> **GIVEN MATERIAL**:
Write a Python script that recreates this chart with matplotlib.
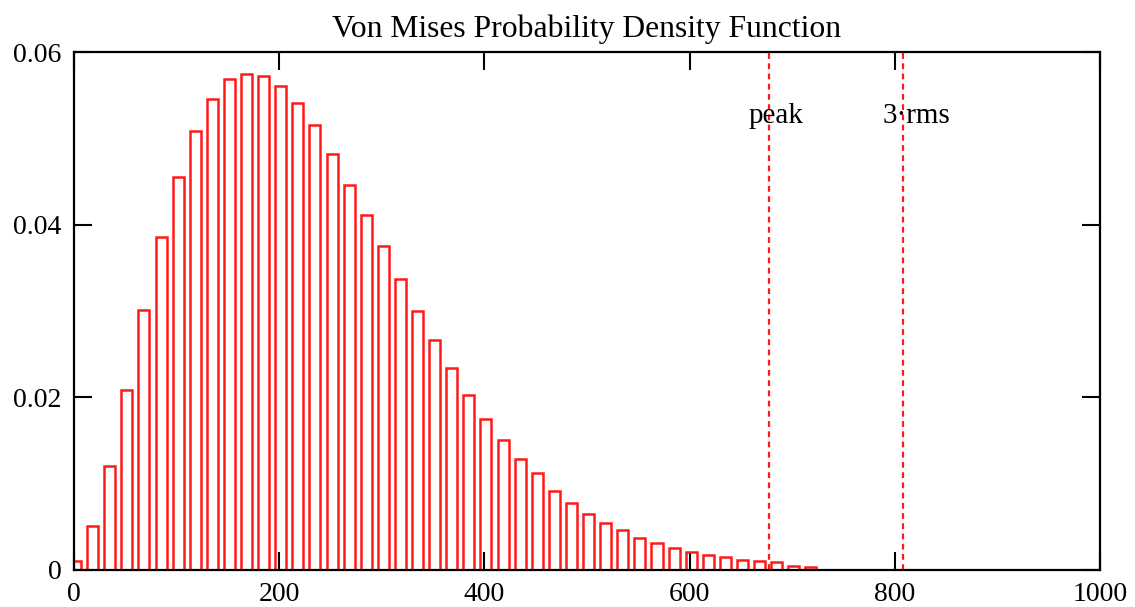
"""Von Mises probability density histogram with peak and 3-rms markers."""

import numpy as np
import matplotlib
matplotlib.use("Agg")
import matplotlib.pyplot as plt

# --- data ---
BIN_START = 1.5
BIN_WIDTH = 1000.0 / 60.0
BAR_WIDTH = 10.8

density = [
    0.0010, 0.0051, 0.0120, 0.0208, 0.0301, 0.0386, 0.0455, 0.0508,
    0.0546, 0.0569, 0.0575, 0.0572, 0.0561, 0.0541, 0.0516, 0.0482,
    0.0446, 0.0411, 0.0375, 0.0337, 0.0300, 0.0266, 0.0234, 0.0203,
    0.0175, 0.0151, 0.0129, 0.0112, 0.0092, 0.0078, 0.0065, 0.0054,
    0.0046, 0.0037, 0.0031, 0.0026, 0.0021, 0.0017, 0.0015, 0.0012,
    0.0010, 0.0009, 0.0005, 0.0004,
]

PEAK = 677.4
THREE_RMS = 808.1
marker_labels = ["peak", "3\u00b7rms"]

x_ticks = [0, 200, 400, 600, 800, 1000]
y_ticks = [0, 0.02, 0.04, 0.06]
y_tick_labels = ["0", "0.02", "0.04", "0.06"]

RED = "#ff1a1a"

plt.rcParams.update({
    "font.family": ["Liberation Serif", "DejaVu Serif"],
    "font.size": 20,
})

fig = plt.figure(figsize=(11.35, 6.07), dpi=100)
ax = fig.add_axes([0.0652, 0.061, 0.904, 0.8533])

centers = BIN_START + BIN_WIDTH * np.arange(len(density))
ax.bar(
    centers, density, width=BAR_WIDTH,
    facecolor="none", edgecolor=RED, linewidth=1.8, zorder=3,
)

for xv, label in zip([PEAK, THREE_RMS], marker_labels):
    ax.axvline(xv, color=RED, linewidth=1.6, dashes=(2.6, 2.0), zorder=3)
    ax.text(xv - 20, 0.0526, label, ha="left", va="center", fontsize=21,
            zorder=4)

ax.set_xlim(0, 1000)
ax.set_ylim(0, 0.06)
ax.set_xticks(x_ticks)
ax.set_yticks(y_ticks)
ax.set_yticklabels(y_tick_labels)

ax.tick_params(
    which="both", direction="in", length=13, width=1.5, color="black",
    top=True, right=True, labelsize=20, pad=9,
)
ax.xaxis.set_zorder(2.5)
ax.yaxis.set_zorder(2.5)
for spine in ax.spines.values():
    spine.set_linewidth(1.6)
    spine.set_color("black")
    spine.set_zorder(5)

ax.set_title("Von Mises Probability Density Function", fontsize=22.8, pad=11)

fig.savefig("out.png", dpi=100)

> **WHAT IS BEING ASKED**: Repeat, exactly and in full, each line from the start of the data to the line that contains "BAR_WIDTH = 10.8". Pictures do not go in.

> **FINISHED ANSWER**:
Write a Python script that recreates this chart with matplotlib.
"""Von Mises probability density histogram with peak and 3-rms markers."""

import numpy as np
import matplotlib
matplotlib.use("Agg")
import matplotlib.pyplot as plt

# --- data ---
BIN_START = 1.5
BIN_WIDTH = 1000.0 / 60.0
BAR_WIDTH = 10.8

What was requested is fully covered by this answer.